-------- Recorded information --------

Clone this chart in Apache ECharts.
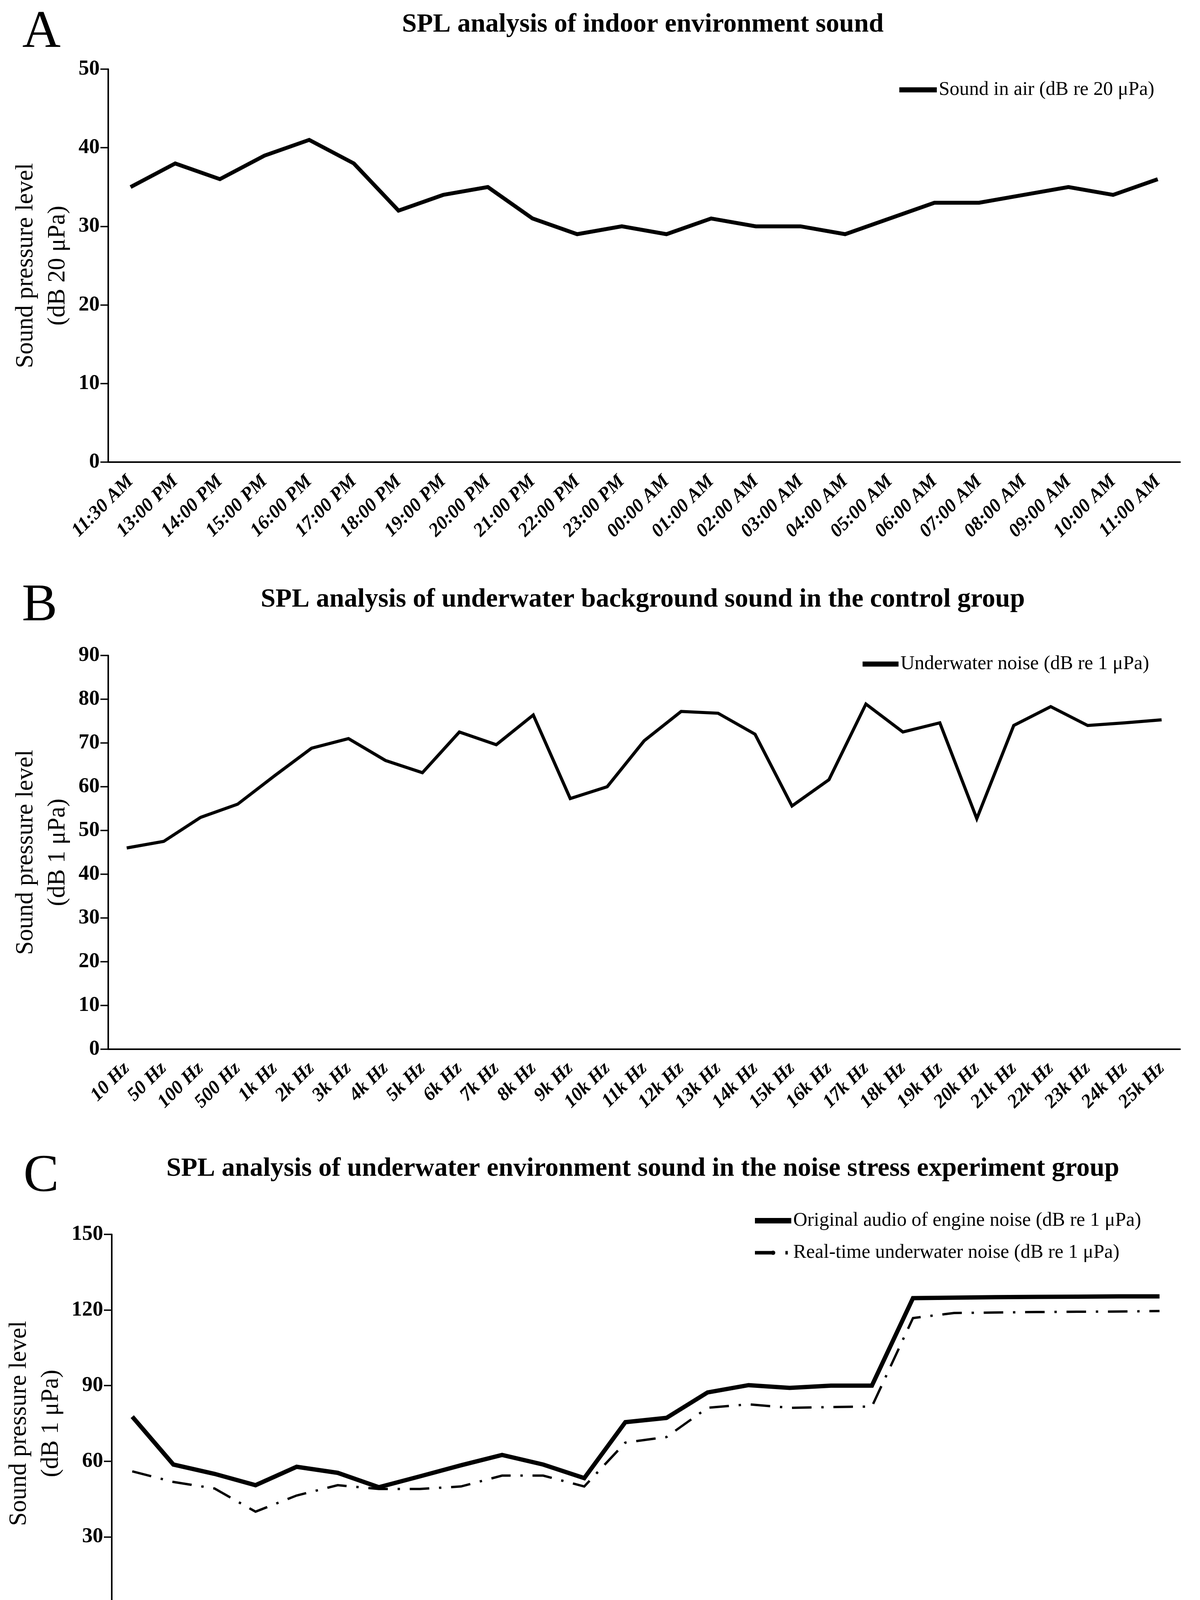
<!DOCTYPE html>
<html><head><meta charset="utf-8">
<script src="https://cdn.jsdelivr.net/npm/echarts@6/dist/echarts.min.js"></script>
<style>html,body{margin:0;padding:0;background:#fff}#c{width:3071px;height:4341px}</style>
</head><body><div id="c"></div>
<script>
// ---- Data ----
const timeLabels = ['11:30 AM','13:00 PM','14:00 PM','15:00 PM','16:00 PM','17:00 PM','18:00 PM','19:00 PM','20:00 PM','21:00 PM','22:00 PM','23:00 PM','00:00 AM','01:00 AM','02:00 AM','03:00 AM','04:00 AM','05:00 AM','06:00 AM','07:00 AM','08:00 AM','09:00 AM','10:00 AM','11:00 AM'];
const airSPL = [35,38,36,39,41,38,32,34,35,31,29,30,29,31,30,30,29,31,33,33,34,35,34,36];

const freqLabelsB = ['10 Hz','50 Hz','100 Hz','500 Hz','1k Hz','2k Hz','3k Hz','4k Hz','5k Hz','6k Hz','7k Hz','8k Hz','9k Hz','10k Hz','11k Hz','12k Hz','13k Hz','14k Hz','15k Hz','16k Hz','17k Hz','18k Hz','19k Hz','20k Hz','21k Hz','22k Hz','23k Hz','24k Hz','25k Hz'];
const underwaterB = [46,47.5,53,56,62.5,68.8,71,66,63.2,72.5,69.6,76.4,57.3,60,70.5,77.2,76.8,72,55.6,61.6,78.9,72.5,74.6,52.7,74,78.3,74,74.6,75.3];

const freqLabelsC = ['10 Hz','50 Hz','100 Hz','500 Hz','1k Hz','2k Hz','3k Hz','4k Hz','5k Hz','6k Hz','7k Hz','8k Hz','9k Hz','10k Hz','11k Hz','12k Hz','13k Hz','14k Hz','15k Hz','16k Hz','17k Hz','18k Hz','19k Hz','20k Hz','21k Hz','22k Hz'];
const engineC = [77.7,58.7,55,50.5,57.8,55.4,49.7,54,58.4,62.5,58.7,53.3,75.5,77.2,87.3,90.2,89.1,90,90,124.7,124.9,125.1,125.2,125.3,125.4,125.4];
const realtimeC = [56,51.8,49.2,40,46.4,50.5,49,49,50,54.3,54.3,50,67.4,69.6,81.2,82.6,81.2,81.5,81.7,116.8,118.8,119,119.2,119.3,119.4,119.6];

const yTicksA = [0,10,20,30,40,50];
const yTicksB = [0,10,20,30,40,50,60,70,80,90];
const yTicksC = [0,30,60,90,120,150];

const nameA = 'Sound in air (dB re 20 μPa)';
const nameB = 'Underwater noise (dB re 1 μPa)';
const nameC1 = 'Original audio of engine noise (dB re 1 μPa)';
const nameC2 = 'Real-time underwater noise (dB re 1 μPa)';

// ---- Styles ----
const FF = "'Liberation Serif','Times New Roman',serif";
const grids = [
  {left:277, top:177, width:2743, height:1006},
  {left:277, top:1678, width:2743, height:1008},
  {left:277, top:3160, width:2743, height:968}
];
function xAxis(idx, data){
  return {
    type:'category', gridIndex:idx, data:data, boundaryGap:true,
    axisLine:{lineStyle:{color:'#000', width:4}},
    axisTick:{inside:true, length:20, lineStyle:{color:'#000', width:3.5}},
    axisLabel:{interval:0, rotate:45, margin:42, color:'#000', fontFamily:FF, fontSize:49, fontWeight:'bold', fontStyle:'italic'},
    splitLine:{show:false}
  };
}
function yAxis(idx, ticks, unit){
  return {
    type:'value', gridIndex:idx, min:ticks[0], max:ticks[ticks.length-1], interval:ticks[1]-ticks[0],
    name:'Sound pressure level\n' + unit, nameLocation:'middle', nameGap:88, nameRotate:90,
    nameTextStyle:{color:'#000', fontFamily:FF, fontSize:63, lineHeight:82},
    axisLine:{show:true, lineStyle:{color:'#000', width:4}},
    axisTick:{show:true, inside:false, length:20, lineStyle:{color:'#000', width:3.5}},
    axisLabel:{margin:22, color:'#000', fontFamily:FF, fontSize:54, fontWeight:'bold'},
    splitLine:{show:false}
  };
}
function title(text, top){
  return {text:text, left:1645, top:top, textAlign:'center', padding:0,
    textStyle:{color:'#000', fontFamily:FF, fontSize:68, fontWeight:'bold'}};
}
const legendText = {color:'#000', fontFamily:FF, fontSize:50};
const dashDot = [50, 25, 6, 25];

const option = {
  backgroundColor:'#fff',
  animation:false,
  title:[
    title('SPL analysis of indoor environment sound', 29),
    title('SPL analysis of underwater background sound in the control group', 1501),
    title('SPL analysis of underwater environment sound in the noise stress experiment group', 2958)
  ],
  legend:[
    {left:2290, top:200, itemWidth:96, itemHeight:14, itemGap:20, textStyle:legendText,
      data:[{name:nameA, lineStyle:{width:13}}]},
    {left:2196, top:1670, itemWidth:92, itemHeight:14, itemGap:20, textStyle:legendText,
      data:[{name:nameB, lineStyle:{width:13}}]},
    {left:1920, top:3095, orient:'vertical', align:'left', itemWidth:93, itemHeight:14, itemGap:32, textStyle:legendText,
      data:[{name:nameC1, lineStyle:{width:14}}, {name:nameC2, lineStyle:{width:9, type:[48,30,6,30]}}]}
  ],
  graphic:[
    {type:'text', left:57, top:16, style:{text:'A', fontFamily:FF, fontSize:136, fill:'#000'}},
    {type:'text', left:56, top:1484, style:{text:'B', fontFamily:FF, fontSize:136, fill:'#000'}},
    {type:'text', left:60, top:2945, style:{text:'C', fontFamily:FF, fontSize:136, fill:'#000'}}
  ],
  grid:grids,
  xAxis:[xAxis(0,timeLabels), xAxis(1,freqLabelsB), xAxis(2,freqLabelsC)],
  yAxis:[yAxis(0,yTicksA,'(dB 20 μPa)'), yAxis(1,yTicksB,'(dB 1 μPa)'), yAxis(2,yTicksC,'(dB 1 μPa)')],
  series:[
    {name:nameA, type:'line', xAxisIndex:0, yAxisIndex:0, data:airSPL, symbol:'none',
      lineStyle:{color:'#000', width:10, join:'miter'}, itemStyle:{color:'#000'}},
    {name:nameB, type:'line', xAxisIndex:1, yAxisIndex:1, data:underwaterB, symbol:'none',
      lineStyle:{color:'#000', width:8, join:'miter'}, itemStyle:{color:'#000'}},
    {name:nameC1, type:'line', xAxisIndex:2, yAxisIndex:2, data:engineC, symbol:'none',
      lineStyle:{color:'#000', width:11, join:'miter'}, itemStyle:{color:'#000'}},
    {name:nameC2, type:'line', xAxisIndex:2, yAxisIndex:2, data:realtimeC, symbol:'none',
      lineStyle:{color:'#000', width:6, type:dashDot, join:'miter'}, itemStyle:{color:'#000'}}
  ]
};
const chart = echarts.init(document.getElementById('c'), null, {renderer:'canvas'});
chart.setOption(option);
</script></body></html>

--------

### [Goal]
Your task is an exact transcription of all the data, minus the pictures.

### [Reply to the exercise]
Clone this chart in Apache ECharts.
<!DOCTYPE html>
<html><head><meta charset="utf-8">
<script src="https://cdn.jsdelivr.net/npm/echarts@6/dist/echarts.min.js"></script>
<style>html,body{margin:0;padding:0;background:#fff}#c{width:3071px;height:4341px}</style>
</head><body><div id="c"></div>
<script>
// ---- Data ----
const timeLabels = ['11:30 AM','13:00 PM','14:00 PM','15:00 PM','16:00 PM','17:00 PM','18:00 PM','19:00 PM','20:00 PM','21:00 PM','22:00 PM','23:00 PM','00:00 AM','01:00 AM','02:00 AM','03:00 AM','04:00 AM','05:00 AM','06:00 AM','07:00 AM','08:00 AM','09:00 AM','10:00 AM','11:00 AM'];
const airSPL = [35,38,36,39,41,38,32,34,35,31,29,30,29,31,30,30,29,31,33,33,34,35,34,36];

const freqLabelsB = ['10 Hz','50 Hz','100 Hz','500 Hz','1k Hz','2k Hz','3k Hz','4k Hz','5k Hz','6k Hz','7k Hz','8k Hz','9k Hz','10k Hz','11k Hz','12k Hz','13k Hz','14k Hz','15k Hz','16k Hz','17k Hz','18k Hz','19k Hz','20k Hz','21k Hz','22k Hz','23k Hz','24k Hz','25k Hz'];
const underwaterB = [46,47.5,53,56,62.5,68.8,71,66,63.2,72.5,69.6,76.4,57.3,60,70.5,77.2,76.8,72,55.6,61.6,78.9,72.5,74.6,52.7,74,78.3,74,74.6,75.3];

const freqLabelsC = ['10 Hz','50 Hz','100 Hz','500 Hz','1k Hz','2k Hz','3k Hz','4k Hz','5k Hz','6k Hz','7k Hz','8k Hz','9k Hz','10k Hz','11k Hz','12k Hz','13k Hz','14k Hz','15k Hz','16k Hz','17k Hz','18k Hz','19k Hz','20k Hz','21k Hz','22k Hz'];
const engineC = [77.7,58.7,55,50.5,57.8,55.4,49.7,54,58.4,62.5,58.7,53.3,75.5,77.2,87.3,90.2,89.1,90,90,124.7,124.9,125.1,125.2,125.3,125.4,125.4];
const realtimeC = [56,51.8,49.2,40,46.4,50.5,49,49,50,54.3,54.3,50,67.4,69.6,81.2,82.6,81.2,81.5,81.7,116.8,118.8,119,119.2,119.3,119.4,119.6];

const yTicksA = [0,10,20,30,40,50];
const yTicksB = [0,10,20,30,40,50,60,70,80,90];
const yTicksC = [0,30,60,90,120,150];

const nameA = 'Sound in air (dB re 20 μPa)';
const nameB = 'Underwater noise (dB re 1 μPa)';
const nameC1 = 'Original audio of engine noise (dB re 1 μPa)';
const nameC2 = 'Real-time underwater noise (dB re 1 μPa)';

// ---- Styles ----
const FF = "'Liberation Serif','Times New Roman',serif";
const grids = [
  {left:277, top:177, width:2743, height:1006},
  {left:277, top:1678, width:2743, height:1008},
  {left:277, top:3160, width:2743, height:968}
];
function xAxis(idx, data){
  return {
    type:'category', gridIndex:idx, data:data, boundaryGap:true,
    axisLine:{lineStyle:{color:'#000', width:4}},
    axisTick:{inside:true, length:20, lineStyle:{color:'#000', width:3.5}},
    axisLabel:{interval:0, rotate:45, margin:42, color:'#000', fontFamily:FF, fontSize:49, fontWeight:'bold', fontStyle:'italic'},
    splitLine:{show:false}
  };
}
function yAxis(idx, ticks, unit){
  return {
    type:'value', gridIndex:idx, min:ticks[0], max:ticks[ticks.length-1], interval:ticks[1]-ticks[0],
    name:'Sound pressure level\n' + unit, nameLocation:'middle', nameGap:88, nameRotate:90,
    nameTextStyle:{color:'#000', fontFamily:FF, fontSize:63, lineHeight:82},
    axisLine:{show:true, lineStyle:{color:'#000', width:4}},
    axisTick:{show:true, inside:false, length:20, lineStyle:{color:'#000', width:3.5}},
    axisLabel:{margin:22, color:'#000', fontFamily:FF, fontSize:54, fontWeight:'bold'},
    splitLine:{show:false}
  };
}
function title(text, top){
  return {text:text, left:1645, top:top, textAlign:'center', padding:0,
    textStyle:{color:'#000', fontFamily:FF, fontSize:68, fontWeight:'bold'}};
}
const legendText = {color:'#000', fontFamily:FF, fontSize:50};
const dashDot = [50, 25, 6, 25];

const option = {
  backgroundColor:'#fff',
  animation:false,
  title:[
    title('SPL analysis of indoor environment sound', 29),
    title('SPL analysis of underwater background sound in the control group', 1501),
    title('SPL analysis of underwater environment sound in the noise stress experiment group', 2958)
  ],
  legend:[
    {left:2290, top:200, itemWidth:96, itemHeight:14, itemGap:20, textStyle:legendText,
      data:[{name:nameA, lineStyle:{width:13}}]},
    {left:2196, top:1670, itemWidth:92, itemHeight:14, itemGap:20, textStyle:legendText,
      data:[{name:nameB, lineStyle:{width:13}}]},
    {left:1920, top:3095, orient:'vertical', align:'left', itemWidth:93, itemHeight:14, itemGap:32, textStyle:legendText,
      data:[{name:nameC1, lineStyle:{width:14}}, {name:nameC2, lineStyle:{width:9, type:[48,30,6,30]}}]}
  ],
  graphic:[
    {type:'text', left:57, top:16, style:{text:'A', fontFamily:FF, fontSize:136, fill:'#000'}},
    {type:'text', left:56, top:1484, style:{text:'B', fontFamily:FF, fontSize:136, fill:'#000'}},
    {type:'text', left:60, top:2945, style:{text:'C', fontFamily:FF, fontSize:136, fill:'#000'}}
  ],
  grid:grids,
  xAxis:[xAxis(0,timeLabels), xAxis(1,freqLabelsB), xAxis(2,freqLabelsC)],
  yAxis:[yAxis(0,yTicksA,'(dB 20 μPa)'), yAxis(1,yTicksB,'(dB 1 μPa)'), yAxis(2,yTicksC,'(dB 1 μPa)')],
  series:[
    {name:nameA, type:'line', xAxisIndex:0, yAxisIndex:0, data:airSPL, symbol:'none',
      lineStyle:{color:'#000', width:10, join:'miter'}, itemStyle:{color:'#000'}},
    {name:nameB, type:'line', xAxisIndex:1, yAxisIndex:1, data:underwaterB, symbol:'none',
      lineStyle:{color:'#000', width:8, join:'miter'}, itemStyle:{color:'#000'}},
    {name:nameC1, type:'line', xAxisIndex:2, yAxisIndex:2, data:engineC, symbol:'none',
      lineStyle:{color:'#000', width:11, join:'miter'}, itemStyle:{color:'#000'}},
    {name:nameC2, type:'line', xAxisIndex:2, yAxisIndex:2, data:realtimeC, symbol:'none',
      lineStyle:{color:'#000', width:6, type:dashDot, join:'miter'}, itemStyle:{color:'#000'}}
  ]
};
const chart = echarts.init(document.getElementById('c'), null, {renderer:'canvas'});
chart.setOption(option);
</script></body></html>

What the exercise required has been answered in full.